Пока я ворчал про себя, в голове пели строки из чудесной песенки Новеллы Матвеевой:

Что же с ней, беглянкой, было, Что же с ней, цыганкой, будет? Все, что было, позабыла. Все, что будет, позабудет.

Что же мне делать? Попрощаться с Таней и преспокойно ехать в Москву, изучать свою математику?

Я плохо спал. Утром пошел в детдом.

Таня понуро ждала меня у ворот. Видно, стояла так с раннего утра, то всматриваясь в конец улицы – не иду ли, то опустив кудрявую головенку, теряя надежду. Несколько ребят стояли поодаль и так же терпеливо наблюдали за ней. Таня так бросилась ко мне, что у меня защемило сердце.

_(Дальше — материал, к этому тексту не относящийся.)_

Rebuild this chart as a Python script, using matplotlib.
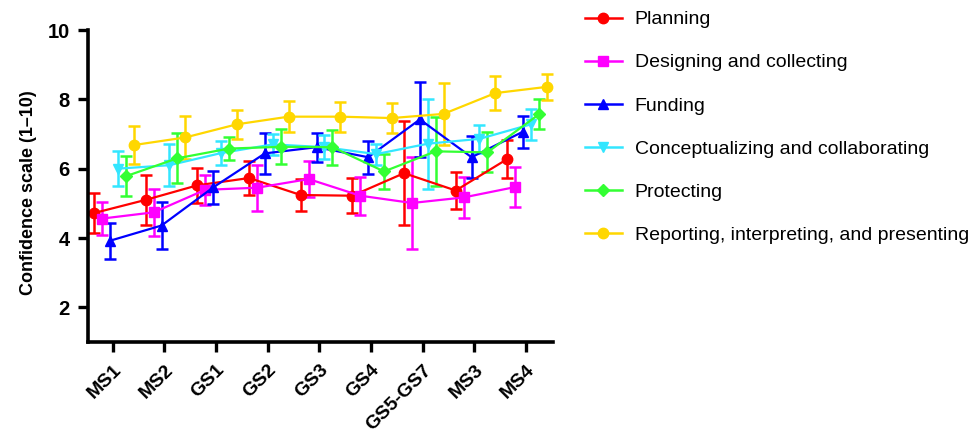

– Я думала, ты больше не придешь...– сказала она и всхлипнула.

– Я же сказал, что приду попозднее.

– Но уже давно было попозднее. Идем1 скорее за угол, а то меня позовут. А мне надо сказать тебе очень важное.

– Давай спросим разрешения у воспитательницы.

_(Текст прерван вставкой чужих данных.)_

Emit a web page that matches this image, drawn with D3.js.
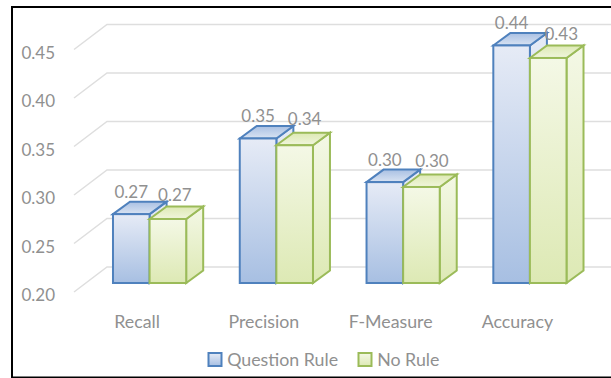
<!DOCTYPE html>
<html>
<head>
<meta charset="utf-8">
<script src="https://cdn.jsdelivr.net/npm/d3@7/dist/d3.min.js"></script>
<style>
html,body{margin:0;padding:0;background:#fff;}
svg{display:block;}
text{font-family:Lato,"Open Sans",sans-serif;fill:#909090;}
</style>
</head>
<body>
<svg id="chart" width="611" height="378"></svg>
<script>
const categories = ["Recall", "Precision", "F-Measure", "Accuracy"];
const questionRule = [0.271, 0.349, 0.304, 0.4449];
const noRule = [0.266, 0.342, 0.299, 0.432];
const yTicks = [0.20, 0.25, 0.30, 0.35, 0.40, 0.45];
const seriesNames = ["Question Rule", "No Rule"];

const svg = d3.select("#chart");

// The bars stand on a plane part way into the floor of the 3D box.
const depthX = 17, depthY = 12.5;
const wallX = 33, wallY = 25;
const y = d3.scaleLinear().domain([0.20, 0.45]).range([283, 40.5]);
const x0 = d3.scaleBand().domain(categories).range([86.2, 593.3]);
const x1 = d3.scaleBand().domain([0, 1]).range([-36.6, 36.6]);

const defs = svg.append("defs");
function gradient(id, stops) {
  const g = defs.append("linearGradient").attr("id", id)
    .attr("x1", 0).attr("y1", 0).attr("x2", 0).attr("y2", 1);
  stops.forEach((c, i) => g.append("stop")
    .attr("offset", i / (stops.length - 1)).attr("stop-color", c));
}
gradient("qFront", ["#e6ebf6", "#a7bfe2"]);
gradient("qTop", ["#a9c0e3", "#d9e3f2"]);
gradient("qSide", ["#e6ebf6", "#b9cbe7"]);
gradient("nFront", ["#f4f8e6", "#dde9b4"]);
gradient("nTop", ["#dde9b4", "#f0f5dc"]);
gradient("nSide", ["#f4f8e6", "#dde9b4"]);

const palette = [
  {stroke: "#4f81bd", front: "url(#qFront)", top: "url(#qTop)", side: "url(#qSide)"},
  {stroke: "#9bbb59", front: "url(#nFront)", top: "url(#nTop)", side: "url(#nSide)"}
];

// Gridlines run along the left wall, then across the back wall.
const gridFrontOffset = 9;
const grid = svg.append("g").attr("fill", "none")
  .attr("stroke", "#dedede").attr("stroke-width", 1.5);
yTicks.forEach(t => {
  const yBack = y(t) - (wallY - gridFrontOffset);
  const yFront = y(t) + gridFrontOffset;
  grid.append("path").attr("d", d3.line()([
    [74, yFront], [74 + wallX, yBack], [611, yBack]
  ]));
});

svg.append("g").selectAll("text").data(yTicks).join("text")
  .attr("x", 55).attr("y", t => y(t) + 18.4)
  .attr("text-anchor", "end").attr("font-size", 17)
  .text(d3.format(".2f"));

// One cuboid per value, drawn series by series so No Rule overlaps Question Rule.
[questionRule, noRule].forEach((values, s) => {
  const style = palette[s];
  const g = svg.append("g").attr("stroke", style.stroke)
    .attr("stroke-width", 2).attr("stroke-linejoin", "miter");
  values.forEach((v, i) => {
    const left = x0(categories[i]) + x0.bandwidth() / 2 + x1(s);
    const right = left + x1.bandwidth();
    const top = y(v), base = y(0.20);
    g.append("path").attr("fill", style.side).attr("d", d3.line()([
      [right, top], [right + depthX, top - depthY],
      [right + depthX, base - depthY], [right, base]
    ]) + "Z");
    g.append("path").attr("fill", style.top).attr("d", d3.line()([
      [left, top], [left + depthX, top - depthY],
      [right + depthX, top - depthY], [right, top]
    ]) + "Z");
    g.append("rect").attr("fill", style.front)
      .attr("x", left).attr("y", top)
      .attr("width", right - left).attr("height", base - top);
  });
});

// Value labels: Question Rule centred over its bar, No Rule nudged clear of its neighbour.
const labelShiftX = [[0, 0, 0, 0], [7, 10, 10.5, 13]];
const labelLift = [[16, 16, 16, 16], [17.5, 20, 20, 18]];
[questionRule, noRule].forEach((values, s) => {
  svg.append("g").selectAll("text").data(values).join("text")
    .attr("x", (v, i) => x0(categories[i]) + x0.bandwidth() / 2 + x1(s) + x1.bandwidth() / 2 + labelShiftX[s][i])
    .attr("y", (v, i) => y(v) - labelLift[s][i])
    .attr("text-anchor", "middle").attr("font-size", 17)
    .text(d3.format(".2f"));
});

svg.append("g").selectAll("text").data(categories).join("text")
  .attr("x", c => x0(c) + x0.bandwidth() / 2 - 12.5).attr("y", 328)
  .attr("text-anchor", "middle").attr("font-size", 17.8)
  .text(c => c);

// Legend
const legendX = [208.5, 358.5];
const legend = svg.append("g");
seriesNames.forEach((name, s) => {
  legend.append("rect").attr("x", legendX[s]).attr("y", 353)
    .attr("width", 13).attr("height", 13)
    .attr("fill", palette[s].front).attr("stroke", palette[s].stroke).attr("stroke-width", 2);
  legend.append("text").attr("x", legendX[s] + 18.7).attr("y", 366)
    .attr("font-size", 17.8).text(name);
});

// Outer frame
svg.append("path").attr("fill", "none").attr("stroke", "#000").attr("stroke-width", 2)
  .attr("d", d3.line()([[12, 378], [12, 7], [611, 7]]));
svg.append("path").attr("fill", "none").attr("stroke", "#000").attr("stroke-width", 1.5)
  .attr("d", d3.line()([[12, 377.2], [611, 377.2]]));
</script>
</body>
</html>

Таня неохотно повела меня искать воспитательницу. Та смущенно взглянула на меня:

– Ничего не могу для вас сделать. Пелагея Спиридоновна не велела больше отпускать Авессаломову. У нас есть для свиданий специальная комната. Можете там побеседовать.

– Где же нам поговорить? – обратился я к воспитательнице.

– Идите в приемную. Таня, проведи товарища Черкасова. Таня молча пошла впереди меня. Ей так хотелось еще раз поводить меня по лесу... В приемной – длинной неуютной комнате – мы сели на диван. Таня была очень возбуждена и подавлена одновременно. Я ее не узнавал. Какая спокойная и веселая была она в лесу.

– Дядя Коля,– воскликнула она, едва мы сели,– я всю ночь не уснула! Я думала. Я больше не могу здесь жить. Возьмите меня к себе. Я ем совсем мало. И все умею делать. Не смотрите, что я маленькая! Когда бабушка хворала, я все делала: и готовила, и стирала, и пол мыла. И сама на базар ходила. Я буду все, все вам делать. Твоя бабушка будет только отдыхать. Возьми меня с собой! Пожалуйста, возьми! Я могу спать на чердаке. Я вам совсем не помешаю, нисколько!